* When: Thursday, July 30, 9 a.m. (Wednesday, 2100 GMT)
* Analysts, market sees rates on hold at 2.5 percent
WELLINGTON, July 27 - New Zealand's central bank is likely to keep interest rates at record lows this week, with markets focusing on how long rates will stay there as the economy starts to emerge from its worst recession in more than 30 years.
A Reuters poll of 16 analysts found 15 expected the Reserve Bank of New Zealand (RBNZ) to keep its official cash rate at 2.5 percent on July 30, pausing for the second consecutive month, while one forecast a 25 basis points cut. [ID:nWEL466016]
"The RBNZ is becoming more concerned about a return to debt-driven consumption as the economy recovers, which suggests they no longer see further interest rate cuts as appropriate," said Westpac chief economist Brendan O'Donovan.
In the money market, swap rates <NZDOIS> are also signalling no further change in rates, with the first increase seen next year as indicated by one-year swap at 2.69 percent.
Expectations that the central bank will keep rates steady have hardened as more data has pointed to further stabilisation in the recession-hit economy though the strong New Zealand dollar <NZD=> haunts exporters and casts a shadow over the recovery.
An influential survey this month showed business confidence has risen from a 35-year low in the second quarter, while house sales and prices have picked up. Net migration has also risen as fewer New Zealanders leave the country, further underpinning the economy.
Exports account for about a third of the New Zealand economy, with agricultural products, such as dairy and meat, making up about half of the total, leaving a big part of the economy vulnerable to foreign exchange rate movements.
"The currency is becoming critically important in the outlook for the New Zealand economy," said Citi economist Josh Williamson the only analyst forecasting a rate cut.
The New Zealand dollar <=NZD> has risen more than 30 percent against the U.S. dollar since early March as appetite for risky investments has improved on hopes of global economic recovery, much to the chagrin of policy makers.
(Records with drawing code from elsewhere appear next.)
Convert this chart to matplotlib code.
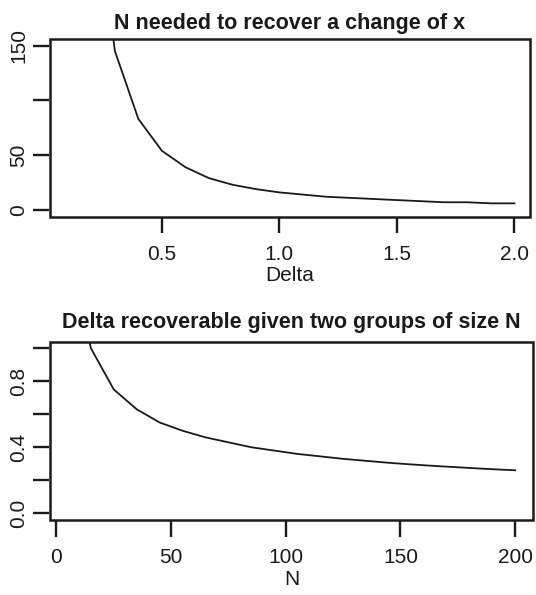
import numpy as np
import matplotlib
matplotlib.use("Agg")
import matplotlib.pyplot as plt
from matplotlib.patches import Rectangle

plt.rcParams['font.family'] = ['Liberation Sans', 'DejaVu Sans']

# top panel: N needed per group for a given delta
delta = [0.1, 0.2, 0.3, 0.4, 0.5, 0.6, 0.7, 0.8, 0.9, 1.0,
         1.1, 1.2, 1.3, 1.4, 1.5, 1.6, 1.7, 1.8, 1.9, 2.0]
n_needed = [1280, 320, 145, 83, 54, 39, 29, 23, 19, 16,
            14, 12, 11, 10, 9, 8, 7, 7, 6, 6]

# bottom panel: delta recoverable for group size N
n_size = [5, 15, 25, 35, 45, 55, 65, 75, 85, 95, 105,
          115, 125, 135, 145, 155, 165, 175, 185, 195, 200]
delta_rec = [1.65, 1.00, 0.75, 0.63, 0.55, 0.50, 0.46, 0.43, 0.40, 0.38, 0.36,
             0.345, 0.33, 0.318, 0.306, 0.296, 0.287, 0.279, 0.271, 0.264, 0.261]

W, H = 536, 595
fig = plt.figure(figsize=(W / 100, H / 100), dpi=100)
ink = '#1a1a1a'
fs = 15


def r_style(ax):
    # R-like axes: box drawn as a patch, outward ticks
    for s in ax.spines.values():
        s.set_visible(False)
    ax.spines['left'].set_visible(True)
    ax.spines['bottom'].set_visible(True)
    ax.spines['left'].set_position(('outward', 0.7))
    ax.spines['bottom'].set_position(('outward', 0.7))
    ax.spines['left'].set_color('none')
    ax.spines['bottom'].set_color('none')
    ax.add_patch(Rectangle((0, 0), 1, 1, transform=ax.transAxes, fill=False,
                           lw=1.8, ec=ink, clip_on=False, zorder=5))
    ax.tick_params(direction='out', length=11.5, width=1.7, color=ink,
                   labelsize=fs, labelcolor=ink)
    ax.tick_params(axis='x', pad=8)
    ax.tick_params(axis='y', pad=3.5)
    for lab in ax.get_yticklabels():
        lab.set_rotation(90)
        lab.set_va('center')


ax1 = fig.add_axes([50 / W, 1 - 216.5 / H, 480 / W, 177.5 / H])
ax1.plot(delta, n_needed, color=ink, lw=1.3)
ax1.set_xlim(0.024, 2.066)
ax1.set_ylim(-6, 156)
ax1.set_xticks([0.5, 1.0, 1.5, 2.0])
ax1.set_xticklabels(['0.5', '1.0', '1.5', '2.0'])
ax1.set_yticks([0, 50, 100, 150])
ax1.set_yticklabels(['0', '50', '', '150'])
r_style(ax1)
ax1.set_xlabel('Delta', fontsize=fs, color=ink, labelpad=2)
ax1.set_title('N needed to recover a change of x', fontsize=15.5,
              fontweight='bold', color=ink, pad=7)

ax2 = fig.add_axes([50 / W, 1 - 520 / H, 483 / W, 178.5 / H])
ax2.plot(n_size, delta_rec, color=ink, lw=1.3)
ax2.set_xlim(-2.8, 207.8)
ax2.set_ylim(-0.04, 1.04)
ax2.set_xticks([0, 50, 100, 150, 200])
ax2.set_xticklabels(['0', '50', '100', '150', '200'])
ax2.set_yticks([0.0, 0.2, 0.4, 0.6, 0.8, 1.0])
ax2.set_yticklabels(['0.0', '', '0.4', '', '0.8', ''])
r_style(ax2)
ax2.set_xlabel('N', fontsize=fs, color=ink, labelpad=2)
ax2.set_title('Delta recoverable given two groups of size N', fontsize=15.5,
              fontweight='bold', color=ink, pad=10)

fig.savefig('out.png', dpi=100)
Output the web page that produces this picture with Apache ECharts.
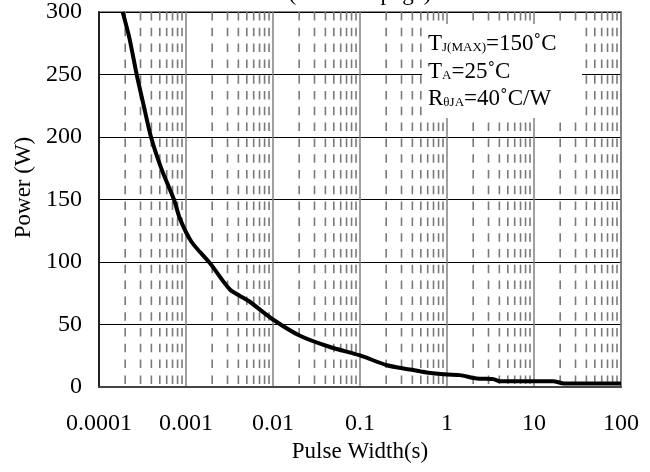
<!DOCTYPE html>
<html><head><meta charset="utf-8">
<script src="https://cdn.jsdelivr.net/npm/echarts@6/dist/echarts.min.js"></script>
<style>html,body{margin:0;padding:0;background:#fff}#c{width:650px;height:472px}</style>
</head><body><div id="c"></div>
<script>
// Pulse width (s) and single-pulse power (W)
const pulseWidth = [0.000187, 0.000223, 0.000271, 0.000323, 0.000396, 0.000526, 0.000727, 0.000853,
  0.00116, 0.00189, 0.0032, 0.0052, 0.01, 0.0204, 0.0452, 0.1, 0.204, 0.376, 0.583, 1.0, 1.41,
  2.19, 3.39, 4.07, 16.6, 21.9, 100];
const power = [300, 279.5, 250, 226.6, 200, 173.9, 150, 134.5,
  116, 99, 78, 69, 54, 41, 32, 25.3, 17.4, 14, 11.6, 10, 9.5,
  6.8, 6.3, 4.7, 4.7, 2.9, 2.9];
const xTickLabels = ['0.0001', '0.001', '0.01', '0.1', '1', '10', '100'];
const yTickLabels = ['0', '50', '100', '150', '200', '250', '300'];
const decadeStarts = [0.0001, 0.001, 0.01, 0.1, 1, 10];
const minorMultipliers = [2, 3, 4, 5, 6, 7, 8, 9];
const yRange = [0, 300];
const titleText = '(See next page)';
const noteLines = [
  ['T', 'J(MAX)', '=150˚C'],
  ['T', 'A', '=25˚C'],
  ['R', 'θJA', '=40˚C/W']
];

const F = 'Liberation Serif';
const minorXs = [];
decadeStarts.forEach(d => minorMultipliers.forEach(m => minorXs.push(+(d * m).toPrecision(6))));

const chart = echarts.init(document.getElementById('c'), null, {renderer: 'canvas'});
const richStyle = {
  a: {fontSize: 23, fontFamily: F, fill: '#000', verticalAlign: 'bottom'},
  s: {fontSize: 13, fontFamily: F, fill: '#000', verticalAlign: 'bottom', padding: [0, 0, 1, 0]}
};
const noteTexts = noteLines.map((ln, i) => ({
  type: 'text', x: 428, y: 44 + i * 27.5, z: 101, zlevel: 0,
  style: {text: '{a|' + ln[0] + '}{s|' + ln[1] + '}{a|' + ln[2] + '}', rich: richStyle, verticalAlign: 'middle', align: 'left'}
}));

const minorSeries = minorXs.map(x => ({
  type: 'line', z: 1, silent: true, symbol: 'none', showSymbol: false,
  lineStyle: {type: [8.5, 7.3], color: '#7a7a7a', width: 1.6},
  data: [[x, yRange[1]], [x, yRange[0]]]
}));

chart.setOption({
  animation: false,
  grid: {left: 99, right: 29, top: 7, bottom: 85, show: true, borderColor: '#888', borderWidth: 2, backgroundColor: 'transparent'},
  xAxis: {
    type: 'log', logBase: 10, min: 0.0001, max: 100,
    name: 'Pulse Width(s)', nameLocation: 'middle', nameGap: 53,
    nameTextStyle: {fontFamily: F, fontSize: 23, color: '#000'},
    axisLine: {lineStyle: {color: '#444', width: 2}},
    axisTick: {show: false},
    axisLabel: {
      margin: 25, fontFamily: F, fontSize: 24, color: '#000',
      formatter: v => xTickLabels[Math.round(Math.log10(v)) + 4]
    },
    splitLine: {show: true, lineStyle: {color: '#808080', width: 1.5}},
    minorTick: {show: false}, minorSplitLine: {show: false}
  },
  yAxis: {
    type: 'value', min: yRange[0], max: yRange[1], interval: 50,
    name: 'Power (W)', nameLocation: 'middle', nameGap: 63,
    nameTextStyle: {fontFamily: F, fontSize: 23, color: '#000', padding: [0, 0, 0, 24]},
    axisLine: {show: true, lineStyle: {color: '#000', width: 1.5}},
    axisTick: {show: false},
    axisLabel: {margin: 17, fontFamily: F, fontSize: 24, color: '#000',
      formatter: v => yTickLabels[Math.round(v / 50)]},
    splitLine: {show: true, lineStyle: {color: '#000', width: 1.2}}
  },
  series: minorSeries.concat([
    {
      type: 'line', z: 5, showSymbol: false, symbol: 'none', smooth: 0.25,
      lineStyle: {color: '#000', width: 4},
      data: pulseWidth.map((x, i) => [x, power[i]])
    }
  ]),
  graphic: [
    {type: 'rect', z: 100, zlevel: 0, shape: {x: 422, y: 24, width: 160, height: 94}, style: {fill: '#fff'}}
  ].concat(noteTexts).concat([
    {type: 'text', z: 100, x: 360, y: 5,
      style: {text: titleText, fontFamily: F, fontSize: 23, fill: '#000', align: 'center', verticalAlign: 'bottom'}}
  ])
});
</script>
</body></html>
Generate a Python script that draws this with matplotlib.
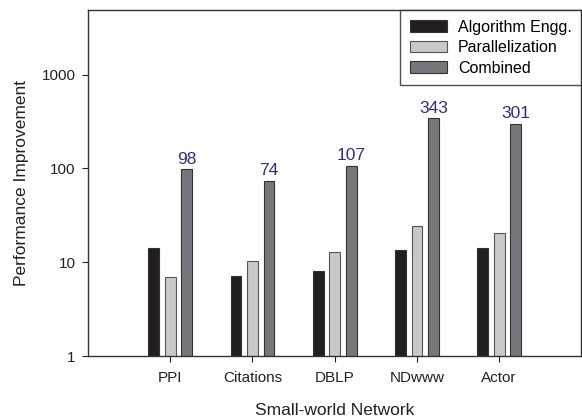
import matplotlib
matplotlib.use("Agg")
import matplotlib.pyplot as plt
import numpy as np

networks = ["PPI", "Citations", "DBLP", "NDwww", "Actor"]
algo = [14.2, 7.1, 8.1, 13.6, 14.2]
parallel = [7.0, 10.2, 12.9, 24.5, 20.6]
combined = [98, 74, 107, 343, 301]
combined_labels = ["98", "74", "107", "343", "301"]

plt.rcParams['font.family'] = ['Liberation Sans', 'DejaVu Sans']

fig = plt.figure(figsize=(5.82, 4.19), dpi=100)
ax = fig.add_axes([88/582, 63/419, 1 - 88/582 - 0.001, (356-10)/419])

x = np.arange(1, len(networks) + 1)
w = 0.13
off = 0.2
ax.bar(x - off, algo, w, color="#231f20", edgecolor="#333333", linewidth=0.8, label="Algorithm Engg.")
ax.bar(x, parallel, w, color="#c8c9cb", edgecolor="#555555", linewidth=0.8, label="Parallelization")
ax.bar(x + off, combined, w, color="#76777b", edgecolor="#333333", linewidth=0.8, label="Combined")

for xi, v, lab in zip(x, combined, combined_labels):
    ax.text(xi + off, v * 1.07, lab, ha="center", va="bottom", color="#2e2e8a", fontsize=12.5)

ax.set_yscale("log")
ax.set_ylim(1, 4900)
ax.set_xlim(0, 6)
ax.set_yticks([1, 10, 100, 1000])
ax.set_yticklabels(["1", "10", "100", "1000"])
ax.minorticks_off()
ax.set_xticks(x)
ax.set_xticklabels(networks)
ax.tick_params(axis="both", direction="out", labelsize=11, colors="#222222", length=4)
ax.tick_params(axis="x", pad=7)
ax.tick_params(axis="y", pad=5)
for s in ax.spines.values():
    s.set_color("#333333")
    s.set_linewidth(1.0)

ax.set_ylabel("Performance Improvement", fontsize=12.5, color="#222222", labelpad=9)
ax.set_xlabel("Small-world Network", fontsize=12.5, color="#222222", labelpad=13)

leg = ax.legend(loc="upper right", frameon=True, fancybox=False, fontsize=11.5,
                handlelength=2.3, handleheight=0.75, handletextpad=0.7,
                borderpad=0.6, labelspacing=0.35, borderaxespad=0)
leg.get_frame().set_edgecolor("#222222")
leg.get_frame().set_linewidth(1.0)

fig.savefig("out.png", dpi=100)
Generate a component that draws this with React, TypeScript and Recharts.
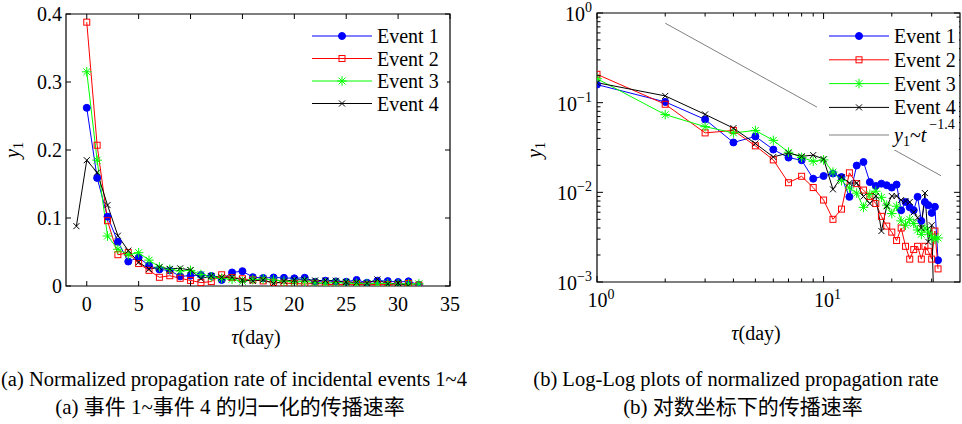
import React from 'react';
import { LineChart, Line, XAxis, YAxis, ReferenceArea } from 'recharts';

// propagation rate per day after the event (tau)
const TAU = [-1, 0, 1, 2, 3, 4, 5, 6, 7, 8, 9, 10, 11, 12, 13, 14, 15, 16, 17, 18, 19, 20, 21, 22, 23, 24, 25, 26, 27, 28, 29, 30, 31, 32];
const EVENT_1 = [null, 0.262, 0.159, 0.102, 0.065, 0.036, 0.042, 0.030, 0.0244, 0.0228, 0.0142, 0.0152, 0.0162, 0.0148, 0.0089, 0.0199, 0.0218, 0.0130, 0.0118, 0.0125, 0.0120, 0.0113, 0.0122, 0.0063, 0.0078, 0.0068, 0.0063, 0.0089, 0.0048, 0.0078, 0.0072, 0.0059, 0.0069, 0.00175];
const EVENT_2 = [null, 0.388, 0.207, 0.096, 0.046, 0.049, 0.033, 0.023, 0.0128, 0.0151, 0.0113, 0.0082, 0.0050, 0.0065, 0.0165, 0.0125, 0.0106, 0.0090, 0.0075, 0.0054, 0.0042, 0.0036, 0.0029, 0.0040, 0.0025, 0.0018, 0.0023, 0.0025, 0.0018, 0.0025, 0.0022, 0.0018, 0.0037, 0.0014];
const EVENT_3 = [null, 0.315, 0.185, 0.0735, 0.054, 0.046, 0.049, 0.038, 0.028, 0.0245, 0.0222, 0.023, 0.0168, 0.0135, 0.0112, 0.0098, 0.0068, 0.0095, 0.0103, 0.0088, 0.0072, 0.0058, 0.0070, 0.0048, 0.0043, 0.0050, 0.0045, 0.0038, 0.0034, 0.0040, 0.0036, 0.0032, 0.0030, 0.0031];
const EVENT_4 = [0.088, 0.185, 0.167, 0.119, 0.074, 0.052, 0.035, 0.0248, 0.0275, 0.0252, 0.026, 0.0235, 0.0108, 0.0148, 0.0127, 0.0127, 0.0090, 0.0075, 0.0091, 0.0037, 0.0070, 0.0091, 0.0091, 0.0082, 0.0080, 0.0078, 0.0060, 0.0052, 0.0040, 0.0098, 0.0028, 0.0043, 0.0002, null];

// reference slope y1 ~ t^-1.4 (end points)
const POWER_TAU = [2, 33];
const POWER_Y = [0.77, 0.0153];

const SERIES = [
  { key: 'e1', name: 'Event 1', color: '#0000ff', shape: 'circle' },
  { key: 'e2', name: 'Event 2', color: '#ff0000', shape: 'square' },
  { key: 'e3', name: 'Event 3', color: '#00ff00', shape: 'star' },
  { key: 'e4', name: 'Event 4', color: '#000000', shape: 'cross' },
];

const LIN_X_TICKS = [0, 5, 10, 15, 20, 25, 30, 35];
const LIN_Y_TICKS = [0, 0.1, 0.2, 0.3, 0.4];
const LOG_X_TICKS = [1, 2, 3, 4, 5, 6, 7, 8, 9, 10, 20, 30];
const LOG_Y_TICKS = [
  0.001, 0.002, 0.003, 0.004, 0.005, 0.006, 0.007, 0.008, 0.009,
  0.01, 0.02, 0.03, 0.04, 0.05, 0.06, 0.07, 0.08, 0.09,
  0.1, 0.2, 0.3, 0.4, 0.5, 0.6, 0.7, 0.8, 0.9, 1,
];

const rows = TAU.map((tau, i) => ({ tau, e1: EVENT_1[i], e2: EVENT_2[i], e3: EVENT_3[i], e4: EVENT_4[i] }));
const logRows = rows.filter((r) => r.tau >= 1);
const powerRows = POWER_TAU.map((tau, i) => ({ tau, y: POWER_Y[i] }));

const SERIF = '"Liberation Serif", "Times New Roman", serif';
const CJK = '"Liberation Serif", "Noto Sans CJK SC", serif';
const FS = 20;

// plot boxes (local chart coords)
const L = { top: 14, bottom: 286, left: 66, right: 450 };
const R = { top: 13, bottom: 282, left: 117, right: 480 };

const Marker = ({ shape, cx, cy, color }: any) => {
  if (shape === 'circle') return <circle cx={cx} cy={cy} r={3.5} fill={color} stroke={color} />;
  if (shape === 'square') return <rect x={cx - 3} y={cy - 3} width={6} height={6} fill="none" stroke={color} strokeWidth={1} />;
  if (shape === 'star') {
    const s = 4.8, d = 3.4;
    return (
      <g stroke={color} strokeWidth={1}>
        <line x1={cx - s} y1={cy} x2={cx + s} y2={cy} />
        <line x1={cx} y1={cy - s} x2={cx} y2={cy + s} />
        <line x1={cx - d} y1={cy - d} x2={cx + d} y2={cy + d} />
        <line x1={cx - d} y1={cy + d} x2={cx + d} y2={cy - d} />
      </g>
    );
  }
  const d = 3;
  return (
    <g stroke={color} strokeWidth={1}>
      <line x1={cx - d} y1={cy - d} x2={cx + d} y2={cy + d} />
      <line x1={cx - d} y1={cy + d} x2={cx + d} y2={cy - d} />
    </g>
  );
};

const dotFor = (shape: string, color: string) => (p: any) => {
  if (p.cx == null || p.cy == null || p.value == null) return <g key={p.index} />;
  return <Marker key={p.index} shape={shape} color={color} cx={p.cx} cy={p.cy} />;
};

const LinXTick = ({ x, payload }: any) => (
  <g>
    <line x1={x} x2={x} y1={L.bottom} y2={L.bottom - 5} stroke="#000" />
    <line x1={x} x2={x} y1={L.top} y2={L.top + 5} stroke="#000" />
    <text x={x} y={L.bottom + 25} textAnchor="middle" fontSize={FS} fontFamily={SERIF} fill="#000">{payload.value}</text>
  </g>
);

const LinYTick = ({ y, payload }: any) => (
  <g>
    <line x1={L.left} x2={L.left + 5} y1={y} y2={y} stroke="#000" />
    <line x1={L.right} x2={L.right - 5} y1={y} y2={y} stroke="#000" />
    <text x={L.left - 4} y={y + 7} textAnchor="end" fontSize={FS} fontFamily={SERIF} fill="#000">{payload.value === 0 ? '0' : payload.value}</text>
  </g>
);

const expOf = (v: number) => {
  const lg = Math.log10(v);
  const e = Math.round(lg);
  return { e, major: Math.abs(lg - e) < 1e-6 };
};

const expLabel = (e: number) => (e < 0 ? '\u2212' + -e : String(e));

const LogXTick = ({ x, payload }: any) => {
  const { e, major } = expOf(payload.value);
  const len = major ? 6 : 3.5;
  return (
    <g>
      <line x1={x} x2={x} y1={R.bottom} y2={R.bottom - len} stroke="#000" />
      <line x1={x} x2={x} y1={R.top} y2={R.top + len} stroke="#000" />
      {major && (
        <text x={x + 4} y={R.bottom + 25} textAnchor="middle" fontSize={FS} fontFamily={SERIF} fill="#000">
          <tspan>10</tspan>
          <tspan dy={-8} fontSize={14}>{expLabel(e)}</tspan>
        </text>
      )}
    </g>
  );
};

const LogYTick = ({ y, payload }: any) => {
  const { e, major } = expOf(payload.value);
  const len = major ? 6 : 3.5;
  return (
    <g>
      <line x1={R.left} x2={R.left + len} y1={y} y2={y} stroke="#000" />
      <line x1={R.right} x2={R.right - len} y1={y} y2={y} stroke="#000" />
      {major && (
        <text x={R.left - 5} y={y + 8} textAnchor="end" fontSize={FS} fontFamily={SERIF} fill="#000">
          <tspan>10</tspan>
          <tspan dy={-9} fontSize={14}>{expLabel(e)}</tspan>
        </text>
      )}
    </g>
  );
};

const LegendRows = ({ x, y, gap }: any) => (
  <g>
    {SERIES.map((s, i) => (
      <g key={s.key}>
        <line x1={x} x2={x + 60} y1={y + i * gap} y2={y + i * gap} stroke={s.color} strokeWidth={1} />
        <Marker shape={s.shape} color={s.color} cx={x + 30} cy={y + i * gap} />
        <text x={x + 65} y={y + i * gap + 7} fontSize={FS} fontFamily={SERIF} fill="#000">{s.name}</text>
      </g>
    ))}
  </g>
);

const App: React.FC = () => {
  return (
    <div style={{ position: 'absolute', left: 0, top: 0, width: 962, height: 424, background: '#fff', overflow: 'hidden' }}>
      <div style={{ position: 'absolute', left: 0, top: 0 }}>
        <LineChart width={480} height={330} data={rows} margin={{ top: L.top, right: 480 - L.right, bottom: 0, left: 0 }}>
          <XAxis dataKey="tau" type="number" domain={[-2, 35]} ticks={LIN_X_TICKS} interval={0} allowDataOverflow
            height={330 - L.bottom} axisLine={false} tickLine={false} tickSize={0} tick={<LinXTick />} />
          <YAxis type="number" domain={[0, 0.4]} ticks={LIN_Y_TICKS} interval={0} allowDataOverflow
            width={L.left} axisLine={false} tickLine={false} tickSize={0} tick={<LinYTick />} />
          <ReferenceArea x1={-2} x2={35} y1={0} y2={0.4} fill="none" stroke="#000" strokeWidth={1.2} />
          {SERIES.map((s) => (
            <Line key={s.key} dataKey={s.key} name={s.name} stroke={s.color} strokeWidth={1}
              dot={dotFor(s.shape, s.color)} activeDot={false} isAnimationActive={false} />
          ))}
        </LineChart>
      </div>
      <div style={{ position: 'absolute', left: 480, top: 0 }}>
        <LineChart width={482} height={330} data={logRows} margin={{ top: R.top, right: 482 - R.right, bottom: 0, left: 0 }}>
          <XAxis dataKey="tau" type="number" scale="log" domain={[1, 40]} ticks={LOG_X_TICKS} interval={0} allowDataOverflow
            height={330 - R.bottom} axisLine={false} tickLine={false} tickSize={0} tick={<LogXTick />} />
          <YAxis type="number" scale="log" domain={[0.001, 1]} ticks={LOG_Y_TICKS} interval={0} allowDataOverflow
            width={R.left} axisLine={false} tickLine={false} tickSize={0} tick={<LogYTick />} />
          <ReferenceArea x1={1} x2={40} y1={0.001} y2={1} fill="none" stroke="#000" strokeWidth={1.2} />
          <Line data={powerRows} dataKey="y" name="power law" stroke="#808080" strokeWidth={1} dot={false}
            activeDot={false} isAnimationActive={false} />
          {SERIES.map((s) => (
            <Line key={s.key} dataKey={s.key} name={s.name} stroke={s.color} strokeWidth={1}
              dot={dotFor(s.shape, s.color)} activeDot={false} isAnimationActive={false} />
          ))}
        </LineChart>
      </div>
      <svg width={962} height={424} style={{ position: 'absolute', left: 0, top: 0, pointerEvents: 'none' }}>
        {/* legends */}
        <rect x={305} y={22} width={142} height={94} fill="#fff" />
        <LegendRows x={312} y={36} gap={22.5} />
        <rect x={817} y={20} width={142} height={130} fill="#fff" />
        <LegendRows x={829} y={36} gap={23.8} />
        <line x1={829} x2={889} y1={135} y2={135} stroke="#808080" strokeWidth={1} />
        <text x={894} y={142} fontSize={FS} fontFamily={SERIF} fill="#000">
          <tspan fontStyle="italic">y</tspan>
          <tspan fontSize={14} dy={4}>1</tspan>
          <tspan dy={-4}>~</tspan>
          <tspan fontStyle="italic">t</tspan>
          <tspan fontSize={14} dy={-13} dx={3}>{'\u22121.4'}</tspan>
        </text>
        {/* axis titles */}
        <text transform="translate(19,150) rotate(-90)" textAnchor="middle" fontSize={FS} fontFamily={SERIF} fill="#000">
          <tspan fontStyle="italic">y</tspan><tspan fontSize={14} dy={4}>1</tspan>
        </text>
        <text transform="translate(541,150) rotate(-90)" textAnchor="middle" fontSize={FS} fontFamily={SERIF} fill="#000">
          <tspan fontStyle="italic">y</tspan><tspan fontSize={14} dy={4}>1</tspan>
        </text>
        <text x={256} y={344} textAnchor="middle" fontSize={FS} fontFamily={SERIF} fill="#000">
          <tspan fontStyle="italic">τ</tspan><tspan>(day)</tspan>
        </text>
        <text x={756} y={340} textAnchor="middle" fontSize={FS} fontFamily={SERIF} fill="#000">
          <tspan fontStyle="italic">τ</tspan><tspan>(day)</tspan>
        </text>
        {/* captions */}
        <text x={1} y={386} textAnchor="start" fontSize={20.5} fontFamily={SERIF} fill="#000">(a) Normalized propagation rate of incidental events 1~4</text>
        <text x={736} y={386} textAnchor="middle" fontSize={20.5} fontFamily={SERIF} fill="#000">(b) Log-Log plots of normalized propagation rate</text>
        <text x={230} y={414} textAnchor="middle" fontSize={21} fontFamily={CJK} fill="#000">(a) 事件 1~事件 4 的归一化的传播速率</text>
        <text x={743} y={414} textAnchor="middle" fontSize={21} fontFamily={CJK} fill="#000">(b) 对数坐标下的传播速率</text>
      </svg>
    </div>
  );
};

export default App;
Central bank governor Alan Bollard said this month New Zealand was likely to emerge from recession earlier than others, but needed a weaker currency to drive growth and rebalance the debt-laden economy.
The central bank has pledged to keep its cash rate at or below 2.5 percent until at least the latter part of 2010, and analysts expect this week's statement to reaffirm that pledge.
"We still see the RBNZ retaining a soft easing bias and committing to keep the OCR (official cash rate) at current levels well into 2010," said ANZ-National chief economist Cameron Bagrie.